When media compress investigation complexities into singular emotionally dominant narratives before legal finality exists, they risk distorting public understanding itself.

 

The danger is not merely reputational harm to individuals. The deeper danger is institutional.

If extremist networks continue to exist, national attention cannot remain fixated solely on constructing politically convenient narratives around individuals while ignoring the broader security realities that may still pose danger.

 

When media begin constructing public guilt independently of judicial process, the line between journalism and adjudication begins to erode.

This weakens public trust not only in the courts, but in the concept of due process itself. We can see this happening.

 

Sri Lanka does not need less journalism.
Sri Lanka needs more responsible journalism.

 

Journalism must investigate fearlessly — but it must also respect the distinction between raising questions and delivering verdicts.

 

A terrorist threat that was ignored resulted in catastrophic loss of life. If extremist networks or operational structures continue to exist, national attention cannot remain fixated solely on constructing politically convenient narratives around individuals while ignoring the broader security realities that may still pose danger.

 

The Easter Sunday tragedy should not become a permanent theatre of speculative conviction based on biases of media owners or funding parties, where repetition substitutes for proof and emotional saturation substitutes for judicial determination.

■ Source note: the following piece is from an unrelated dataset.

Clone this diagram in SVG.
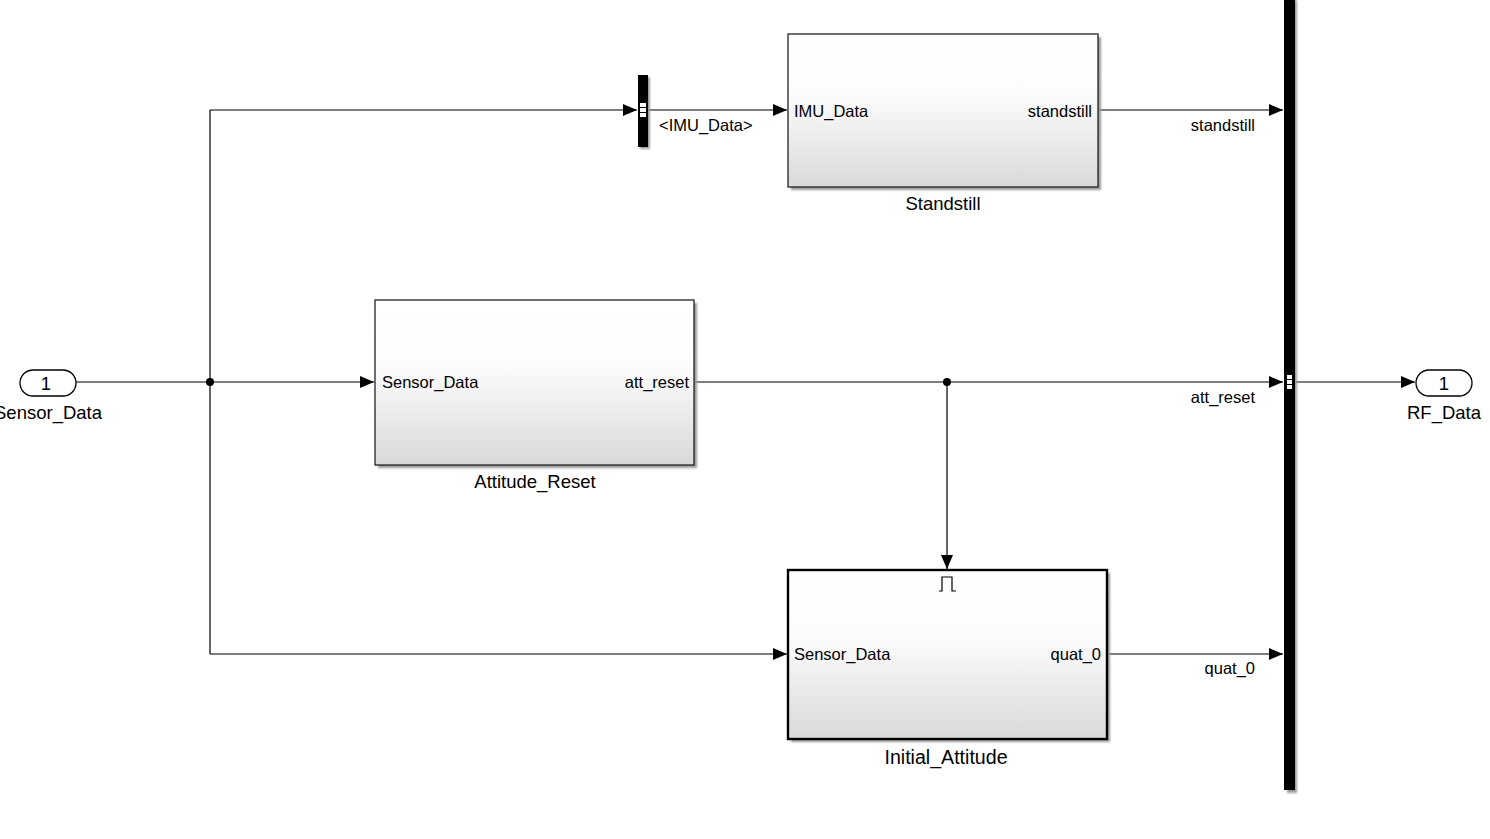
<svg xmlns="http://www.w3.org/2000/svg" width="1490" height="839" viewBox="0 0 1490 839">
<defs>
<linearGradient id="g" x1="0" y1="0" x2="0" y2="1">
<stop offset="0" stop-color="#ffffff"/>
<stop offset="0.4" stop-color="#fcfcfc"/>
<stop offset="1" stop-color="#d9d9d9"/>
</linearGradient>
<marker id="arr" markerWidth="14" markerHeight="12" refX="14" refY="6" orient="auto" markerUnits="userSpaceOnUse">
<path d="M0,0 L14,6 L0,12 Z" fill="#000"/>
</marker>
<filter id="sh" x="-5%" y="-5%" width="115%" height="115%">
<feGaussianBlur stdDeviation="1.2"/>
</filter>
</defs>
<style>
.ln{fill:none;stroke:#000;stroke-width:1.2}
.blk{fill:url(#g);stroke:#222;stroke-width:1.3}
.shd{fill:#9a9a9a;filter:url(#sh)}
.pt{font-family:"Liberation Sans",Arial,sans-serif;font-size:16.5px;fill:#000}
.nm{font-family:"Liberation Sans",Arial,sans-serif;font-size:18.5px;fill:#000}
.bar{fill:#000}
</style>
<rect width="1490" height="839" fill="#fff"/>

<g id="connectors">
<path class="ln" d="M76,382 H374" marker-end="url(#arr)"/>
<path class="ln" d="M210,110 V654"/>
<path class="ln" d="M210,110 H637" marker-end="url(#arr)"/>
<path class="ln" d="M648,110 H787" marker-end="url(#arr)"/>
<path class="ln" d="M1098,110 H1283" marker-end="url(#arr)"/>
<path class="ln" d="M694,382 H1283" marker-end="url(#arr)"/>
<path class="ln" d="M947,382 V569" marker-end="url(#arr)"/>
<path class="ln" d="M210,654 H787" marker-end="url(#arr)"/>
<path class="ln" d="M1107,654 H1283" marker-end="url(#arr)"/>
<path class="ln" d="M1295,382 H1415" marker-end="url(#arr)"/>
<circle cx="210" cy="382" r="4" fill="#000"/>
<circle cx="947" cy="382" r="4" fill="#000"/>
<text class="pt" x="659" y="131">&lt;IMU_Data&gt;</text>
<text class="pt" x="1255" y="131" text-anchor="end">standstill</text>
<text class="pt" x="1255" y="403" text-anchor="end">att_reset</text>
<text class="pt" x="1255" y="674" text-anchor="end">quat_0</text>
</g>

<g id="in_sensor_data">
<rect x="20" y="370" width="56" height="26" rx="13" fill="#fff" stroke="#000" stroke-width="1.3"/>
<text class="nm" x="46" y="390" text-anchor="middle">1</text>
<text class="nm" x="48" y="419" text-anchor="middle">Sensor_Data</text>
</g>

<g id="bus_selector">
<rect x="640" y="77" width="10" height="72" class="shd"/>
<rect x="638" y="75" width="10" height="72" class="bar"/>
<rect x="640" y="103" width="6" height="4" fill="#fff"/>
<rect x="640" y="108" width="6" height="4" fill="#fff"/>
<rect x="640" y="113" width="6" height="4" fill="#fff"/>
</g>

<g id="standstill">
<rect x="791" y="37" width="310" height="153" class="shd"/>
<rect x="788" y="34" width="310" height="153" class="blk"/>
<text class="pt" x="794" y="117">IMU_Data</text>
<text class="pt" x="1092" y="117" text-anchor="end">standstill</text>
<text class="nm" x="943" y="210" text-anchor="middle">Standstill</text>
</g>

<g id="attitude_reset">
<rect x="378" y="303" width="319" height="165" class="shd"/>
<rect x="375" y="300" width="319" height="165" class="blk"/>
<text class="pt" x="382" y="388">Sensor_Data</text>
<text class="pt" x="689" y="388" text-anchor="end">att_reset</text>
<text class="nm" x="535" y="488" text-anchor="middle">Attitude_Reset</text>
</g>

<g id="initial_attitude">
<rect x="791" y="573" width="319" height="169" class="shd"/>
<rect x="788" y="570" width="319" height="169" fill="url(#g)" stroke="#000" stroke-width="2.4"/>
<path d="M939,591 H942 V577 H952 V591 H956" fill="none" stroke="#000" stroke-width="1.2"/>
<text class="pt" x="794" y="660">Sensor_Data</text>
<text class="pt" x="1101" y="660" text-anchor="end">quat_0</text>
<text class="nm" x="946" y="764" text-anchor="middle" style="font-size:19.6px">Initial_Attitude</text>
</g>

<g id="bus_creator">
<rect x="1287" y="0" width="10" height="793" class="shd"/>
<rect x="1284" y="0" width="11" height="790" class="bar"/>
<rect x="1287" y="375" width="5" height="4" fill="#fff"/>
<rect x="1287" y="380" width="5" height="4" fill="#fff"/>
<rect x="1287" y="385" width="5" height="4" fill="#fff"/>
</g>

<g id="out_rf_data">
<rect x="1416" y="370" width="56" height="26" rx="13" fill="#fff" stroke="#000" stroke-width="1.3"/>
<text class="nm" x="1444" y="390" text-anchor="middle">1</text>
<text class="nm" x="1444" y="419" text-anchor="middle">RF_Data</text>
</g>
</svg>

Courts exist for a reason.

 

Because in any democratic society, guilt cannot be established through volume, repeated airtime, emotional persuasion, narrative dominance or building hatred for individuals.

 

Sri Lanka’s media has a vital role in protecting democracy.
But democracy is not protected when journalism begins functioning as prosecutor, judge, and jury simultaneously.

 

Justice must ultimately rest on evidence tested under law — not on whichever narrative is repeated the loudest.

If media must act responsibly – the people watching/listening to media must act equally responsibly as well.